See below for toroidal core, which is a special type of an electromagnet, where all the flux contained within its core, eliminating magnetic interference and energy loss.

It is important to understand there are many difference between electrical and magnetic circuits, so it cannot be considered equal in its entirety.

Magnetic reluctance

This is analogous to electrical resistance in an electrical circuit. As electrons flows through the least resistance, magnetic flux tend to flow through the least reluctant path. Unlike resistance, Magnets don't dissipate energy in magnetic reluctance. Inverse of the Reluctance is called permeance, measured in Henry (same as inductance), but concepts are different.

Saturation

It is important to know that reluctance is non linier; meaning it varies depending on the magnetic field. When a high-permeable material is in the path of strong magnetic flux, it can be saturated, and reluctance goes high (limiting magnetic flux). This makes high permeable material becomes low permeable at the point of flux saturation. Above this level, reluctance increases rapidly. Reluctance also increases in low flux incidents.

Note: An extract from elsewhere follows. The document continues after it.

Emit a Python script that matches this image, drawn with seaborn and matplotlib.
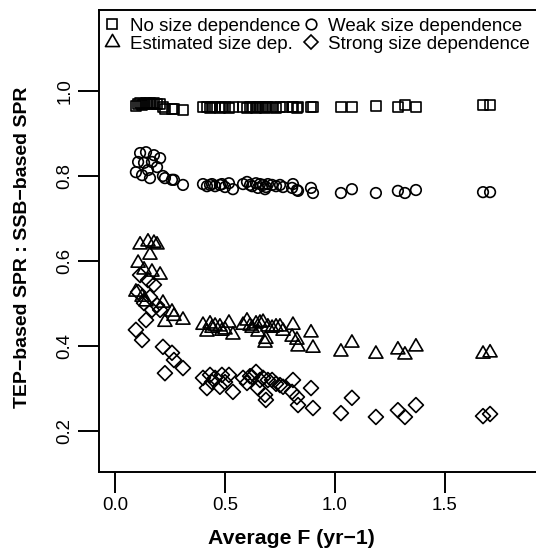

Air, glass, water etc. are low permeable materials. Air gaps are used to reduce the saturation (increasing the saturation point), where more energy can be stored before the core get saturated. Meaning, more flux can be concentrated and channeled before reluctance increases.

Magnetic Assemblies

Ferromagnetic materials have a tendency to keep a memory of past MMF (magnetomotive force). Meaning, after the source of the magnetic flux is cut off; remnant magnetism is left in ferromagnetic circuits, creating a flux with no MMF.